Major answered Blair unequivocally, stating his agreement with Kenneth Clarke that the Government is "not hostile in its attittude to a single currency".

Tony

Blair

6/10

Blair asked Major to state that the Government was not hostile to the single currency. This he did - clearly showing Mr Rifkind's recent words on the subject to have been a gaffe.

THEMES OF THE DAY

NHS bureaucracy (Eddie O'Hara, Lab, Knowsley South; Michael Stephen, C, Shoreham)

Reduction of the National Debt (John Marshall, C, Hendon South)

The Prince's Trust (Charles Goodson-Wickes, C, Wimbledon)

Camelot's expansion overseas (William McKelvey, Lab, Paisley South)

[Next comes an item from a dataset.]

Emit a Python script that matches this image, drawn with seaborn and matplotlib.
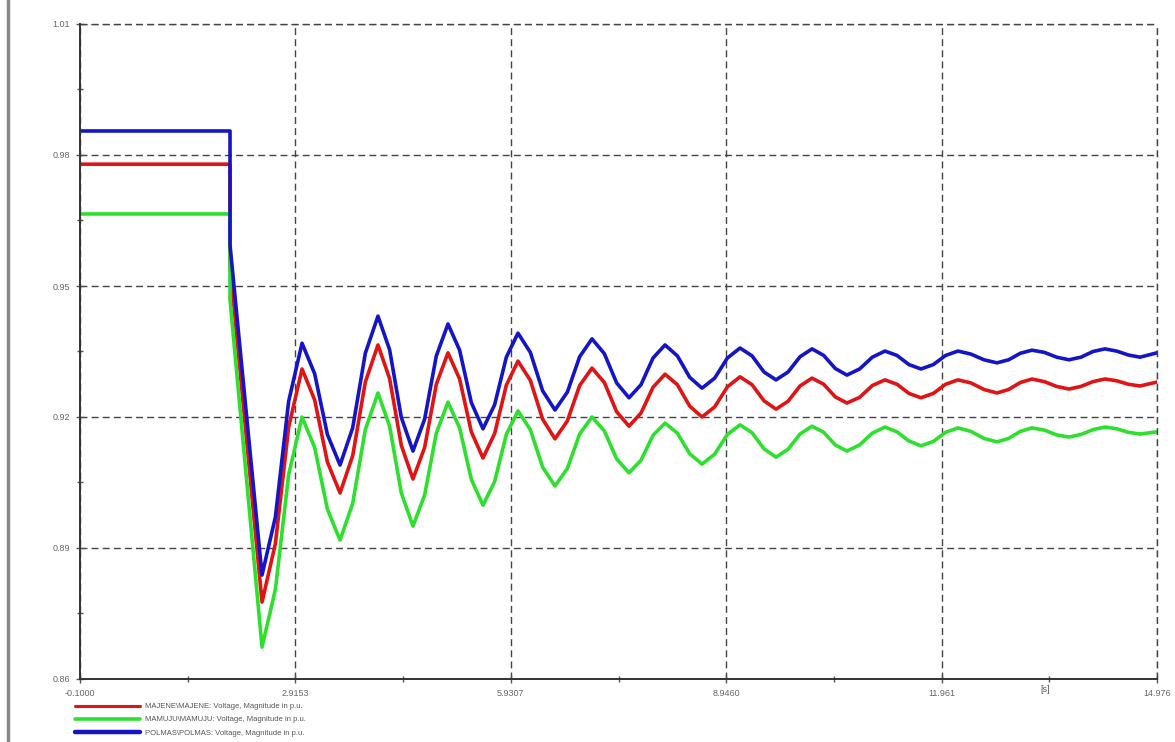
import numpy as np
import pandas as pd
import matplotlib
matplotlib.use("Agg")
import matplotlib.pyplot as plt
from matplotlib.lines import Line2D
from matplotlib.ticker import FixedLocator
import seaborn as sns

# ── data (time in s, voltage in p.u.) ──
time_s = [-0.1, 2.0, 2.0, 2.448, 2.635, 2.821, 3.008, 3.185, 3.363, 3.540, 3.717, 3.894,
          4.071, 4.234, 4.398, 4.561, 4.724, 4.888, 5.051, 5.214, 5.378, 5.541, 5.704, 5.868,
          6.031, 6.204, 6.376, 6.549, 6.722, 6.894, 7.067, 7.240, 7.412, 7.585, 7.753, 7.921,
          8.089, 8.262, 8.434, 8.607, 8.784, 8.962, 9.139, 9.307, 9.475, 9.643, 9.811, 9.979,
          10.147, 10.310, 10.473, 10.636, 10.813, 10.991, 11.168, 11.336, 11.504, 11.672,
          11.845, 12.017, 12.190, 12.372, 12.554, 12.736, 12.899, 13.063, 13.226, 13.399,
          13.571, 13.744, 13.912, 14.080, 14.248, 14.411, 14.575, 14.738, 14.976]

majene = [0.9779, 0.9779, 0.9548, 0.8776, 0.8910, 0.9177, 0.9310, 0.9239, 0.9097, 0.9026,
          0.9111, 0.9280, 0.9365, 0.9288, 0.9135, 0.9058, 0.9130, 0.9275, 0.9347, 0.9287,
          0.9166, 0.9106, 0.9162, 0.9273, 0.9328, 0.9284, 0.9195, 0.9150, 0.9191, 0.9272,
          0.9312, 0.9279, 0.9212, 0.9179, 0.9209, 0.9268, 0.9298, 0.9274, 0.9225, 0.9200,
          0.9223, 0.9269, 0.9292, 0.9274, 0.9237, 0.9218, 0.9236, 0.9271, 0.9289, 0.9275,
          0.9246, 0.9232, 0.9245, 0.9272, 0.9285, 0.9275, 0.9254, 0.9244, 0.9254, 0.9275,
          0.9285, 0.9278, 0.9263, 0.9255, 0.9263, 0.9279, 0.9287, 0.9281, 0.9270, 0.9264,
          0.9270, 0.9281, 0.9287, 0.9283, 0.9275, 0.9271, 0.9280]

mamuju = [0.9665, 0.9665, 0.9468, 0.8673, 0.8805, 0.9068, 0.9200, 0.9130, 0.8989, 0.8918,
          0.9002, 0.9171, 0.9255, 0.9179, 0.9026, 0.8950, 0.9021, 0.9163, 0.9234, 0.9175,
          0.9057, 0.8998, 0.9052, 0.9160, 0.9214, 0.9171, 0.9085, 0.9042, 0.9082, 0.9161,
          0.9200, 0.9168, 0.9104, 0.9072, 0.9101, 0.9158, 0.9186, 0.9163, 0.9116, 0.9092,
          0.9115, 0.9160, 0.9182, 0.9164, 0.9127, 0.9108, 0.9126, 0.9161, 0.9179, 0.9165,
          0.9136, 0.9122, 0.9136, 0.9163, 0.9177, 0.9166, 0.9145, 0.9134, 0.9144, 0.9165,
          0.9175, 0.9167, 0.9151, 0.9143, 0.9151, 0.9167, 0.9175, 0.9170, 0.9159, 0.9154,
          0.9160, 0.9171, 0.9177, 0.9173, 0.9165, 0.9161, 0.9166]

polmas = [0.9855, 0.9855, 0.9594, 0.8838, 0.8971, 0.9236, 0.9369, 0.9299, 0.9160, 0.9090,
          0.9175, 0.9346, 0.9431, 0.9354, 0.9199, 0.9122, 0.9195, 0.9340, 0.9413, 0.9353,
          0.9233, 0.9173, 0.9228, 0.9337, 0.9392, 0.9348, 0.9260, 0.9216, 0.9257, 0.9338,
          0.9379, 0.9345, 0.9278, 0.9244, 0.9274, 0.9335, 0.9365, 0.9340, 0.9291, 0.9266,
          0.9289, 0.9335, 0.9358, 0.9340, 0.9303, 0.9285, 0.9303, 0.9338, 0.9356, 0.9341,
          0.9311, 0.9296, 0.9310, 0.9337, 0.9351, 0.9341, 0.9320, 0.9310, 0.9320, 0.9341,
          0.9351, 0.9344, 0.9331, 0.9324, 0.9331, 0.9346, 0.9353, 0.9348, 0.9337, 0.9331,
          0.9337, 0.9350, 0.9356, 0.9351, 0.9342, 0.9337, 0.9347]

series_names = ["MAJENE\\MAJENE: Voltage, Magnitude in p.u.",
                "MAMUJU\\MAMUJU: Voltage, Magnitude in p.u.",
                "POLMAS\\POLMAS: Voltage, Magnitude in p.u."]
x_ticks = [-0.1000, 2.9153, 5.9307, 8.9460, 11.961, 14.976]
x_labels = ["-0.1000", "2.9153", "5.9307", "8.9460", "11.961", "14.976"]
y_ticks = [0.86, 0.89, 0.92, 0.95, 0.98, 1.01]
y_labels = ["0.86", "0.89", "0.92", "0.95", "0.98", "1.01"]

COLORS = ["#E01414", "#2EE02E", "#1414C8"]

df = pd.concat([
    pd.DataFrame({"t": time_s, "v": vals, "bus": name})
    for name, vals in zip(series_names, [majene, mamuju, polmas])
], ignore_index=True)

sns.set_style("white")
plt.rcParams["font.family"] = ["Liberation Sans", "DejaVu Sans"]

fig = plt.figure(figsize=(11.75, 7.42), dpi=100)
ax = fig.add_axes([80 / 1175, 1 - 679 / 742, 1077 / 1175, 655 / 742])

sns.lineplot(data=df, x="t", y="v", hue="bus", palette=COLORS, estimator=None,
             sort=False, linewidth=2.6, ax=ax, legend=False)
for ln in ax.get_lines():
    ln.set_solid_joinstyle("round")
    ln.set_solid_capstyle("round")

ax.set_xlim(x_ticks[0], x_ticks[-1])
ax.set_ylim(y_ticks[0], y_ticks[-1])
ax.xaxis.set_major_locator(FixedLocator(x_ticks))
ax.set_xticklabels(x_labels)
ax.xaxis.set_minor_locator(FixedLocator([(a + b) / 2 for a, b in zip(x_ticks[:-1], x_ticks[1:])]))
ax.yaxis.set_major_locator(FixedLocator(y_ticks))
ax.set_yticklabels(y_labels)
ax.yaxis.set_minor_locator(FixedLocator([(a + b) / 2 for a, b in zip(y_ticks[:-1], y_ticks[1:])]))
ax.set_xlabel("")
ax.set_ylabel("")

ax.grid(True, which="major", linestyle=(0, (5, 3)), color="#444444", linewidth=1.0)
ax.axvline(x_ticks[-1], linestyle=(0, (5, 3)), color="#444444", linewidth=1.0, clip_on=False)
ax.axhline(y_ticks[-1], linestyle=(0, (5, 3)), color="#444444", linewidth=1.0, clip_on=False)
for s in ["top", "right"]:
    ax.spines[s].set_visible(False)
for s in ["left", "bottom"]:
    ax.spines[s].set_color("#333333")
    ax.spines[s].set_linewidth(1.4)

ax.tick_params(axis="both", which="major", direction="inout", length=6, width=1,
               colors="#555555", labelsize=6.5, labelcolor="#666666", pad=4,
               bottom=True, left=True)
ax.tick_params(axis="both", which="minor", direction="inout", length=5, width=1,
               colors="#555555", bottom=True, left=True)

ax.text(1045 / 1175, 1 - 689 / 742, "[s]", transform=fig.transFigure, fontsize=6.5,
        color="#555555", ha="center", va="center")

handles = [Line2D([], [], color=c, linewidth=lw) for c, lw in zip(COLORS, [2.2, 2.6, 3.2])]
fig.legend(handles, series_names, loc="upper left", bbox_to_anchor=(72 / 1175, 1 - 700 / 742),
           frameon=False, fontsize=5.5, handlelength=8.5, handletextpad=0.7,
           labelspacing=0.75, borderaxespad=0, labelcolor="#555555")

# left window border
fig.add_artist(Line2D([8 / 1175, 8 / 1175], [0, 1], color="#888888", linewidth=2.5))

fig.savefig("out.png", dpi=100)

The possibility of trial for the Lockerbie bombing suspects (Tam

Dalyell, Lab, Linlithgow; Sir Teddy Taylor, C, Southend East)

BLAIR'S ATTACK

Blair asked Major to repeat the Chancellor's recent reassertion that the Government was not hostile to the single currency, and that the option to join remained open. Major replied, "of course I agree with my Rt Hon Friend". In that case, would Major disown Conservative Central Office "who have been briefing that, in effect, he has closed the option on joining...?" "No one has been briefing to that effect", said Major. He concluded that the Government was far more united than the Labour frontbench.

GOOD DAY... ...BAD DAY

Sir Teddy Taylor

Dalyell had given prior notice of a question on the Lockerbie bombing, and the Speaker allowed Taylor an eloquent supplementary.

Charles Goodson-Wickes

appeared surprised when he was called by the Speaker, and asked a ponderous 81-worder on the worthy work of the Prince's Trust.

THE QUIP OF THE DAY

Iain Duncan-Smith (C, Chingford): "Does my Rt Hon Friend not have sympathy for the victims of the cultural revolution? In Islington [Blair's home borough] for example, it is estimated that up to 50 per cent of the children there are now educated outside the borough."

THE UNANSWERED QUESTION

Harry Barnes (Lab, North East Derbyshire) asked the Prime Minister about the as-yet unpublished electoral register on the number of people who had registered to vote: "are they as bad as they were last year?" Major replied that the Conservative Party had done its best to improve the figures.

THE CREEP OF THE DAY

Stephen presented Major with a tasty old chestnut: "Does my Rt Hon Friend agree that efficient professional administration is vital to the success of the NHS? Does he recall that when we decided to modernise the system . . . the Labour Party were against it?"